The union representing Canadian autoworkers at Ford has put its strike plans there on hold, keeping its more than 5,000 members on the job at three plants there and providing some good news for an industry dealing with unprecedented labor disruptions.
According to an update posted on the union site: “Unifor is extending negotiations with Ford Motor Company for a 24-hour period. The union received a substantive offer from the employer minutes before the deadline and bargaining is continuing throughout the night. Unifor members should continue to maintain strike readiness.”
The contract between Ford and Unifor was set to expire at 11:59 pm ET Monday, four days after US contracts expired between the United Auto Workers union and Ford, General Motors and Stellantis, the automaker that makes vehicles under the Jeep, Ram, Dodge and Chrysler names.
“We will continue to work collaboratively with Unifor to create a blueprint for the automotive industry that supports a vibrant and sustainable future in Canada,” Ford said in a statement.
In a recording for members earlier in the evening Unifor President Lana Payne said the two sides were still far apart.
“We have made progress in important areas,” she said in the 7:30 pm ET recording, but added, “we are not where we need to be on key priority issues.” The union had said besides wages, its major bargaining goals revolved around benefits, particularly pension benefits, as well as job protections as the auto industry plans its transition from traditional gas-powered vehicles to electric vehicles.
Ford is already grappling with a strike by more than 3,000 of its US employees that has shut down a major assembly plant in Wayne, Michigan, since Friday. The UAW decided to go on strike at all unionized US automakers, the first time in its history that it had struck the traditional “Big Three” at the same time. But it decided to strike only one assembly plant at each company, having 12,700 members walk out while most of the 145,000 members at the companies remained on the job.
By contrast, Unifor announced if it goes on strike, it will strike all the Ford facilities where it represents members. But its members will continue to work at the Canadian plants of GM and Stellantis. The union had granted them contract extensions while it focused its negotiations on reaching the best possible deal with Ford.
The issues Unifor is negotiating mirror many of the same issues at the center of the strike by the UAW against Ford as well as GM and Stellantis that began early Friday.
“As some of you will know from experience, a lot can happen in final hours of deadline bargaining,” Payne said in her earlier remarks. “But we know where we stand here. We need Ford to deliver more to meet our members expectations.”
Ford traditionally had the best relations with its unions of any US automaker. It has not had a strike in its Canadian operations since 1990 and has not had a US strike since 1978.
A Canadian strike could be a bigger blow to Ford’s sales than the UAW strike, which is so far is limited to one factory in Michigan in the case of Ford.
The two V-8 engines made in Windsor are the only source of those popular engines used in the the F-150 pickup truck, Ford’s best-selling vehicle, and the Mustang sports car, so production of the V-8 versions of those vehicles at US plants is likely to be halted by the Canadian strike.
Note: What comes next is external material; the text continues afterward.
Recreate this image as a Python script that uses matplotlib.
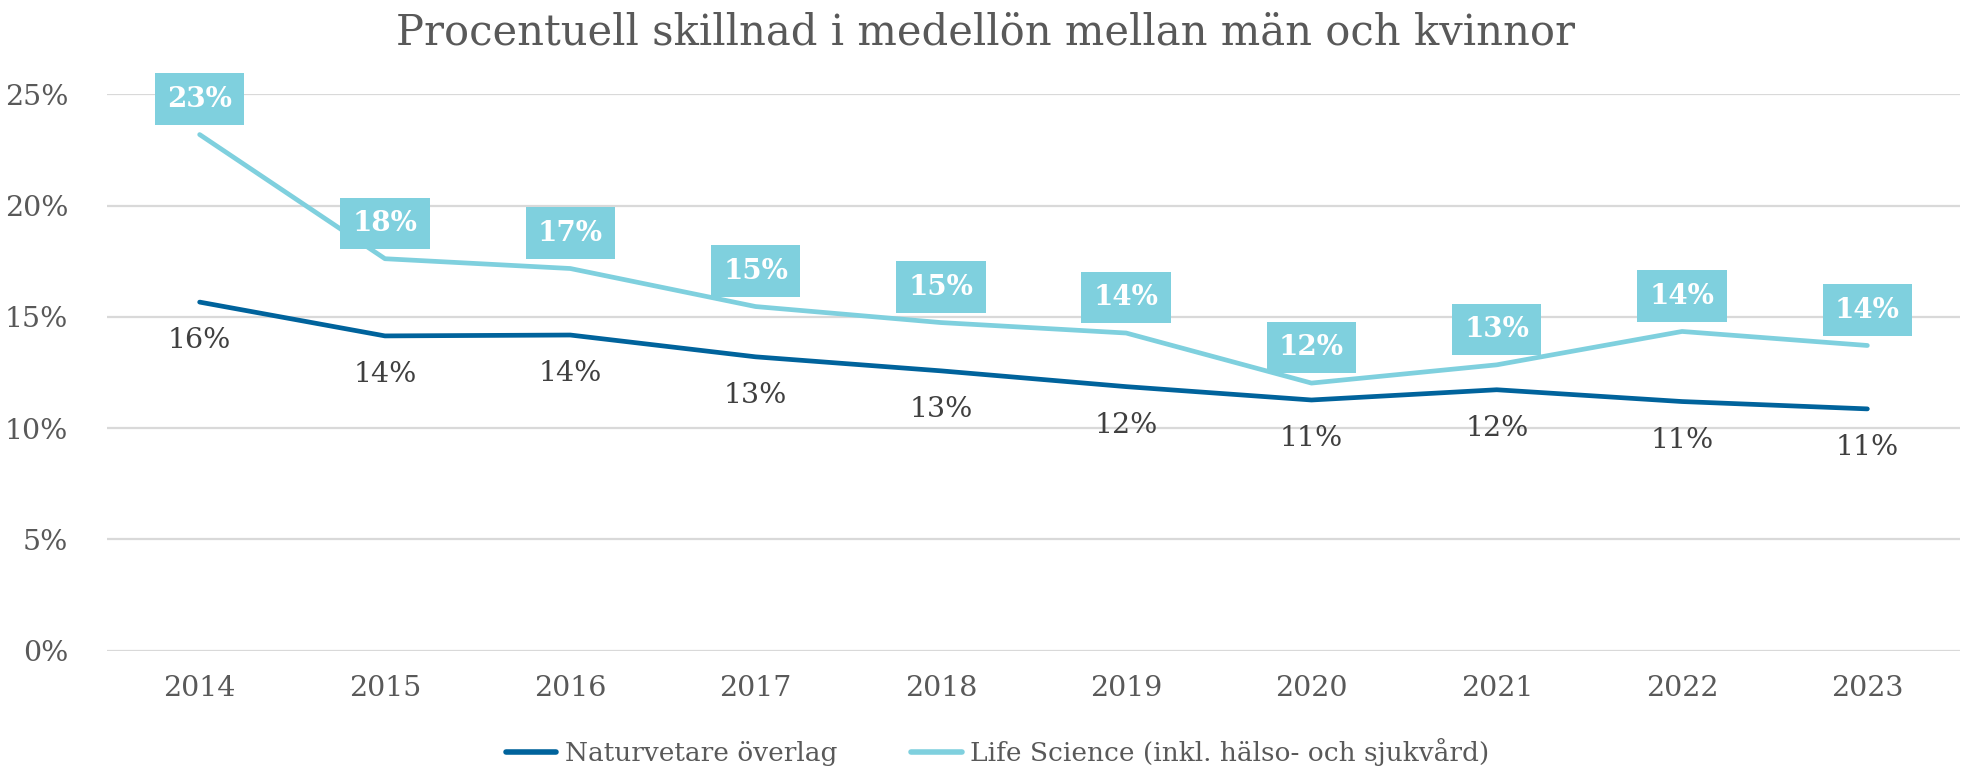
import matplotlib
matplotlib.use("Agg")
import matplotlib.pyplot as plt
from matplotlib.ticker import FuncFormatter

years = ["2014", "2015", "2016", "2017", "2018", "2019", "2020", "2021", "2022", "2023"]
naturvetare = [15.66, 14.14, 14.18, 13.20, 12.57, 11.86, 11.26, 11.72, 11.19, 10.86]
life_science = [23.19, 17.61, 17.17, 15.46, 14.74, 14.27, 12.02, 12.84, 14.34, 13.71]
series_names = ["Naturvetare överlag", "Life Science (inkl. hälso- och sjukvård)"]
title = "Procentuell skillnad i medellön mellan män och kvinnor"

DARK = "#00639C"
LIGHT = "#7FD0DE"
GRID = "#D9D9D9"
TXT = "#595959"
LBL = "#404040"

plt.rcParams['font.family'] = ['DejaVu Serif']

fig = plt.figure(figsize=(19.72, 7.69), dpi=100)
ax = fig.add_axes([107/1972, 1-650.5/769, (1960-107)/1972, (650.5-94.3)/769])

x = list(range(len(years)))
ax.plot(x, [v/100 for v in naturvetare], color=DARK, lw=3.4, solid_capstyle='round',
        solid_joinstyle='round', label=series_names[0], zorder=3)
ax.plot(x, [v/100 for v in life_science], color=LIGHT, lw=3.4, solid_capstyle='round',
        solid_joinstyle='round', label=series_names[1], zorder=3)

for i, v in enumerate(naturvetare):
    ax.annotate(f"{round(v):d}%", (i, v/100), xytext=(0, -28), textcoords='offset points',
                ha='center', va='center', fontsize=20.5, color=LBL, zorder=4)
for i, v in enumerate(life_science):
    ax.annotate(f"{round(v):d}%", (i, v/100), xytext=(0, 25.5), textcoords='offset points',
                ha='center', va='center', fontsize=20, color='white', fontweight='bold',
                bbox=dict(boxstyle='square,pad=0.44', fc=LIGHT, ec='none'), zorder=5)

ax.set_xlim(-0.5, len(years)-0.5)
ax.set_ylim(0, 0.25)
ax.set_yticks([0, 0.05, 0.10, 0.15, 0.20, 0.25])
ax.yaxis.set_major_formatter(FuncFormatter(lambda v, p: f"{v*100:.0f}%"))
ax.set_xticks(x)
ax.set_xticklabels(years)
ax.grid(axis='y', color=GRID, lw=1.6)
ax.set_axisbelow(True)
for s in ax.spines.values():
    s.set_visible(False)
ax.tick_params(length=0, labelsize=20.5, colors=TXT, pad=18)
ax.tick_params(axis='y', pad=28)

fig.text(0.5, 0.958, title, ha='center', va='center', fontsize=30, color=TXT)

leg = fig.legend(loc='center', bbox_to_anchor=(0.506, 0.022), ncol=2, frameon=False,
                 fontsize=19, handlelength=1.9, handletextpad=0.33, columnspacing=2.8,
                 labelcolor=TXT)
for h in leg.get_lines():
    h.set_linewidth(4)

fig.savefig("out.png", dpi=100, facecolor='white')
The Michigan plant being struck produces the Ford Ranger pickup and the Ford Bronco SUV, which had US sales of 83,000 in the first half of this year. By comparison the V-8 version of the F-series pickup had US sales of 75,000. The V-8 version of the Mustang, which makes up about half of sales of that model, came to another 13,000 vehicles, while the Edge and Nautilus that are only built at the plant in Canada had sales of nearly 60,000.